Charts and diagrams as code
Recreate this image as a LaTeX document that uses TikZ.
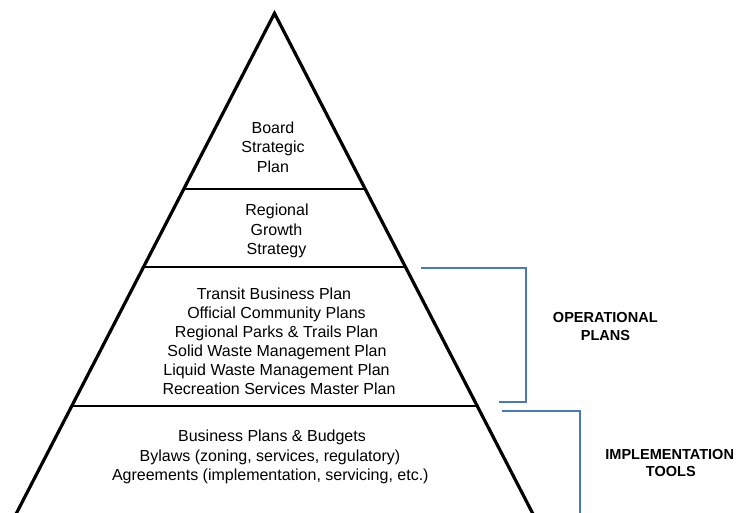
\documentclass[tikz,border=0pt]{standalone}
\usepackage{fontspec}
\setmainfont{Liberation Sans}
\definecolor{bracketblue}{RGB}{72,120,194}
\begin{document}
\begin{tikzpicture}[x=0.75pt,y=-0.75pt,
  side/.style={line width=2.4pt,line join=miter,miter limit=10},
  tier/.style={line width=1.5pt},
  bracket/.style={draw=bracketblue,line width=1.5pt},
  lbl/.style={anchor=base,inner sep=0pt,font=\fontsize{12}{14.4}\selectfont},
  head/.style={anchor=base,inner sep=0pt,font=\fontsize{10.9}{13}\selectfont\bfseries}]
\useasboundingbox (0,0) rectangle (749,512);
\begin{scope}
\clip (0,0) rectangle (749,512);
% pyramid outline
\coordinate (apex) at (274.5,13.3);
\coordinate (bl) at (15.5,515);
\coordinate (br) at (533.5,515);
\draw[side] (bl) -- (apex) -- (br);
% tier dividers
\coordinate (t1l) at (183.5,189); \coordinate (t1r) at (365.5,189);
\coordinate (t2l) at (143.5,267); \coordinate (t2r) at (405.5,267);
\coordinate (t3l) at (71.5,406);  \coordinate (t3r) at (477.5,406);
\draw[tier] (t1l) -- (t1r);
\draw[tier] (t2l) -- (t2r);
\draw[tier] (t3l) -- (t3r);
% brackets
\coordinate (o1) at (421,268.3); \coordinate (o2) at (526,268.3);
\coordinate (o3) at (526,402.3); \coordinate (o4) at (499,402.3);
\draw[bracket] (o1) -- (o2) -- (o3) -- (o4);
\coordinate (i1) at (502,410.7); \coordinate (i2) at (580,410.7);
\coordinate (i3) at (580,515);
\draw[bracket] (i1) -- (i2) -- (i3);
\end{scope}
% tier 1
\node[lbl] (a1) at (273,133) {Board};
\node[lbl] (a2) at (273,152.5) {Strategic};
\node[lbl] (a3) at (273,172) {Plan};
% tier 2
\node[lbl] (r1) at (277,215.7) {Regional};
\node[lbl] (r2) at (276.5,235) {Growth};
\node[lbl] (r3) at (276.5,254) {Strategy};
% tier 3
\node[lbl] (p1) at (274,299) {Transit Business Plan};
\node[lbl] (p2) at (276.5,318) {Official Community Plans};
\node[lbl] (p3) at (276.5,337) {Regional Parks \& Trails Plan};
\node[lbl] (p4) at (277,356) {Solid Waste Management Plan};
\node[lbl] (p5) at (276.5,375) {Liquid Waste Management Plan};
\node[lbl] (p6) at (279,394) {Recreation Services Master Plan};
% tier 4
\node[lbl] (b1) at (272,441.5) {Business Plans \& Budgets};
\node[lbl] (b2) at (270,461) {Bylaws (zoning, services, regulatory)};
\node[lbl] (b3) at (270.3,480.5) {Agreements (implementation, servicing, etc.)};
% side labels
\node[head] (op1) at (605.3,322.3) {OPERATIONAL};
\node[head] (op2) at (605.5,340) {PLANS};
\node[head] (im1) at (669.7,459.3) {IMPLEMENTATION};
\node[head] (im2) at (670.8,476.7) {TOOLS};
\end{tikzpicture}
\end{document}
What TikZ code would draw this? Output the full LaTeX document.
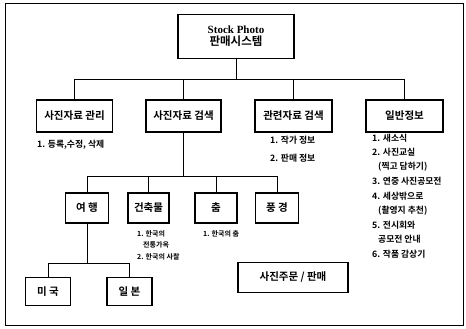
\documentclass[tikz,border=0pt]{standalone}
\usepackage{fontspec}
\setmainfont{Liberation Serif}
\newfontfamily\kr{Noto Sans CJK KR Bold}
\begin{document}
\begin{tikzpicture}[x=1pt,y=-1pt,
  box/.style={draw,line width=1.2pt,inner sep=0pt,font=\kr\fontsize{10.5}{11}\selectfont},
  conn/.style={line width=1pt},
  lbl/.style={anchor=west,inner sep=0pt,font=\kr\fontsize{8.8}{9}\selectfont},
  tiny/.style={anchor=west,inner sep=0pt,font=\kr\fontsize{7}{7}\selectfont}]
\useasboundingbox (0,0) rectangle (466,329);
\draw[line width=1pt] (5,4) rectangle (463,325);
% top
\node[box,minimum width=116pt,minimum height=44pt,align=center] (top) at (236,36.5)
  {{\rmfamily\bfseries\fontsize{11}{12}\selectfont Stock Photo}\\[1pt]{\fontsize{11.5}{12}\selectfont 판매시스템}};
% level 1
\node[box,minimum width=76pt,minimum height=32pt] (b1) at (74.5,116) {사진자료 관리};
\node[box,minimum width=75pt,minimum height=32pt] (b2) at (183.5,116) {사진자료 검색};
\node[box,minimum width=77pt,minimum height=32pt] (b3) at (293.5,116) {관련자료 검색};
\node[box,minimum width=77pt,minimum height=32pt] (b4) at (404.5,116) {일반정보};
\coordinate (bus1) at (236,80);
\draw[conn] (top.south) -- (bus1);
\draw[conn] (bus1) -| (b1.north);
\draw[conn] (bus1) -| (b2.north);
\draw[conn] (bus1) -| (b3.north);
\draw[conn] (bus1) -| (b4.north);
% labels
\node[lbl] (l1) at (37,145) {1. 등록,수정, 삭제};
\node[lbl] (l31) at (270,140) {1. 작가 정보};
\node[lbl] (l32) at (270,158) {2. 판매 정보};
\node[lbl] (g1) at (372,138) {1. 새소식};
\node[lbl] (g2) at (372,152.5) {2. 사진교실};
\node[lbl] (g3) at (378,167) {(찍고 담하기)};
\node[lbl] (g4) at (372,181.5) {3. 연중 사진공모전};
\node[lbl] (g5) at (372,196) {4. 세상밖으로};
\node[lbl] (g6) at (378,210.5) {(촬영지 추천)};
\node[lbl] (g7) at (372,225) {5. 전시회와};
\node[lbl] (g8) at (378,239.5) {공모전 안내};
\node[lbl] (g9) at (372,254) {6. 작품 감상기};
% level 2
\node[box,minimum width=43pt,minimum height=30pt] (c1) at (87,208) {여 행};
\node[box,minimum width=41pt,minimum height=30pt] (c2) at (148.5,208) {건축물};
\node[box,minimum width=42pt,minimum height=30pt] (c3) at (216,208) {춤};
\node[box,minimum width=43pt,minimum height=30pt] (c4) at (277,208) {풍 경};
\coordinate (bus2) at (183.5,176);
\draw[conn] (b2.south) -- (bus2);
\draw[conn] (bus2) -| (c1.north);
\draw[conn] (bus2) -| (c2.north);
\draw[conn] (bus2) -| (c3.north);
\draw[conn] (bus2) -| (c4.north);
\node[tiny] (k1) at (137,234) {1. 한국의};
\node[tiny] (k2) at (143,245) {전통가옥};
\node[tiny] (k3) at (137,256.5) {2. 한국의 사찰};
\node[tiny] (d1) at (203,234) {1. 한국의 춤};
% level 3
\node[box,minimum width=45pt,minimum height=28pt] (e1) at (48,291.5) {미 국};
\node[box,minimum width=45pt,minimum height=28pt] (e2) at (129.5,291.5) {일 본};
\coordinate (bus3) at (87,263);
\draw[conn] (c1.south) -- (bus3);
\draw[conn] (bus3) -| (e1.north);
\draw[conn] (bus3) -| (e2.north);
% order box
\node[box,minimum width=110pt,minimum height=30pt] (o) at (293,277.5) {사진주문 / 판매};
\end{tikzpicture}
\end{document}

• **YOUR GOAL**
Give the material again exactly as it is, but keep the pictures out.

• **RESULT OF THIS EXERCISE**
Recreate this image as a LaTeX document that uses TikZ.
\documentclass[tikz,border=0pt]{standalone}
\usepackage{fontspec}
\setmainfont{Liberation Sans}
\definecolor{bracketblue}{RGB}{72,120,194}
\begin{document}
\begin{tikzpicture}[x=0.75pt,y=-0.75pt,
  side/.style={line width=2.4pt,line join=miter,miter limit=10},
  tier/.style={line width=1.5pt},
  bracket/.style={draw=bracketblue,line width=1.5pt},
  lbl/.style={anchor=base,inner sep=0pt,font=\fontsize{12}{14.4}\selectfont},
  head/.style={anchor=base,inner sep=0pt,font=\fontsize{10.9}{13}\selectfont\bfseries}]
\useasboundingbox (0,0) rectangle (749,512);
\begin{scope}
\clip (0,0) rectangle (749,512);
% pyramid outline
\coordinate (apex) at (274.5,13.3);
\coordinate (bl) at (15.5,515);
\coordinate (br) at (533.5,515);
\draw[side] (bl) -- (apex) -- (br);
% tier dividers
\coordinate (t1l) at (183.5,189); \coordinate (t1r) at (365.5,189);
\coordinate (t2l) at (143.5,267); \coordinate (t2r) at (405.5,267);
\coordinate (t3l) at (71.5,406);  \coordinate (t3r) at (477.5,406);
\draw[tier] (t1l) -- (t1r);
\draw[tier] (t2l) -- (t2r);
\draw[tier] (t3l) -- (t3r);
% brackets
\coordinate (o1) at (421,268.3); \coordinate (o2) at (526,268.3);
\coordinate (o3) at (526,402.3); \coordinate (o4) at (499,402.3);
\draw[bracket] (o1) -- (o2) -- (o3) -- (o4);
\coordinate (i1) at (502,410.7); \coordinate (i2) at (580,410.7);
\coordinate (i3) at (580,515);
\draw[bracket] (i1) -- (i2) -- (i3);
\end{scope}
% tier 1
\node[lbl] (a1) at (273,133) {Board};
\node[lbl] (a2) at (273,152.5) {Strategic};
\node[lbl] (a3) at (273,172) {Plan};
% tier 2
\node[lbl] (r1) at (277,215.7) {Regional};
\node[lbl] (r2) at (276.5,235) {Growth};
\node[lbl] (r3) at (276.5,254) {Strategy};
% tier 3
\node[lbl] (p1) at (274,299) {Transit Business Plan};
\node[lbl] (p2) at (276.5,318) {Official Community Plans};
\node[lbl] (p3) at (276.5,337) {Regional Parks \& Trails Plan};
\node[lbl] (p4) at (277,356) {Solid Waste Management Plan};
\node[lbl] (p5) at (276.5,375) {Liquid Waste Management Plan};
\node[lbl] (p6) at (279,394) {Recreation Services Master Plan};
% tier 4
\node[lbl] (b1) at (272,441.5) {Business Plans \& Budgets};
\node[lbl] (b2) at (270,461) {Bylaws (zoning, services, regulatory)};
\node[lbl] (b3) at (270.3,480.5) {Agreements (implementation, servicing, etc.)};
% side labels
\node[head] (op1) at (605.3,322.3) {OPERATIONAL};
\node[head] (op2) at (605.5,340) {PLANS};
\node[head] (im1) at (669.7,459.3) {IMPLEMENTATION};
\node[head] (im2) at (670.8,476.7) {TOOLS};
\end{tikzpicture}
\end{document}
What TikZ code would draw this? Output the full LaTeX document.
\documentclass[tikz,border=0pt]{standalone}
\usepackage{fontspec}
\setmainfont{Liberation Serif}
\newfontfamily\kr{Noto Sans CJK KR Bold}
\begin{document}
\begin{tikzpicture}[x=1pt,y=-1pt,
  box/.style={draw,line width=1.2pt,inner sep=0pt,font=\kr\fontsize{10.5}{11}\selectfont},
  conn/.style={line width=1pt},
  lbl/.style={anchor=west,inner sep=0pt,font=\kr\fontsize{8.8}{9}\selectfont},
  tiny/.style={anchor=west,inner sep=0pt,font=\kr\fontsize{7}{7}\selectfont}]
\useasboundingbox (0,0) rectangle (466,329);
\draw[line width=1pt] (5,4) rectangle (463,325);
% top
\node[box,minimum width=116pt,minimum height=44pt,align=center] (top) at (236,36.5)
  {{\rmfamily\bfseries\fontsize{11}{12}\selectfont Stock Photo}\\[1pt]{\fontsize{11.5}{12}\selectfont 판매시스템}};
% level 1
\node[box,minimum width=76pt,minimum height=32pt] (b1) at (74.5,116) {사진자료 관리};
\node[box,minimum width=75pt,minimum height=32pt] (b2) at (183.5,116) {사진자료 검색};
\node[box,minimum width=77pt,minimum height=32pt] (b3) at (293.5,116) {관련자료 검색};
\node[box,minimum width=77pt,minimum height=32pt] (b4) at (404.5,116) {일반정보};
\coordinate (bus1) at (236,80);
\draw[conn] (top.south) -- (bus1);
\draw[conn] (bus1) -| (b1.north);
\draw[conn] (bus1) -| (b2.north);
\draw[conn] (bus1) -| (b3.north);
\draw[conn] (bus1) -| (b4.north);
% labels
\node[lbl] (l1) at (37,145) {1. 등록,수정, 삭제};
\node[lbl] (l31) at (270,140) {1. 작가 정보};
\node[lbl] (l32) at (270,158) {2. 판매 정보};
\node[lbl] (g1) at (372,138) {1. 새소식};
\node[lbl] (g2) at (372,152.5) {2. 사진교실};
\node[lbl] (g3) at (378,167) {(찍고 담하기)};
\node[lbl] (g4) at (372,181.5) {3. 연중 사진공모전};
\node[lbl] (g5) at (372,196) {4. 세상밖으로};
\node[lbl] (g6) at (378,210.5) {(촬영지 추천)};
\node[lbl] (g7) at (372,225) {5. 전시회와};
\node[lbl] (g8) at (378,239.5) {공모전 안내};
\node[lbl] (g9) at (372,254) {6. 작품 감상기};
% level 2
\node[box,minimum width=43pt,minimum height=30pt] (c1) at (87,208) {여 행};
\node[box,minimum width=41pt,minimum height=30pt] (c2) at (148.5,208) {건축물};
\node[box,minimum width=42pt,minimum height=30pt] (c3) at (216,208) {춤};
\node[box,minimum width=43pt,minimum height=30pt] (c4) at (277,208) {풍 경};
\coordinate (bus2) at (183.5,176);
\draw[conn] (b2.south) -- (bus2);
\draw[conn] (bus2) -| (c1.north);
\draw[conn] (bus2) -| (c2.north);
\draw[conn] (bus2) -| (c3.north);
\draw[conn] (bus2) -| (c4.north);
\node[tiny] (k1) at (137,234) {1. 한국의};
\node[tiny] (k2) at (143,245) {전통가옥};
\node[tiny] (k3) at (137,256.5) {2. 한국의 사찰};
\node[tiny] (d1) at (203,234) {1. 한국의 춤};
% level 3
\node[box,minimum width=45pt,minimum height=28pt] (e1) at (48,291.5) {미 국};
\node[box,minimum width=45pt,minimum height=28pt] (e2) at (129.5,291.5) {일 본};
\coordinate (bus3) at (87,263);
\draw[conn] (c1.south) -- (bus3);
\draw[conn] (bus3) -| (e1.north);
\draw[conn] (bus3) -| (e2.north);
% order box
\node[box,minimum width=110pt,minimum height=30pt] (o) at (293,277.5) {사진주문 / 판매};
\end{tikzpicture}
\end{document}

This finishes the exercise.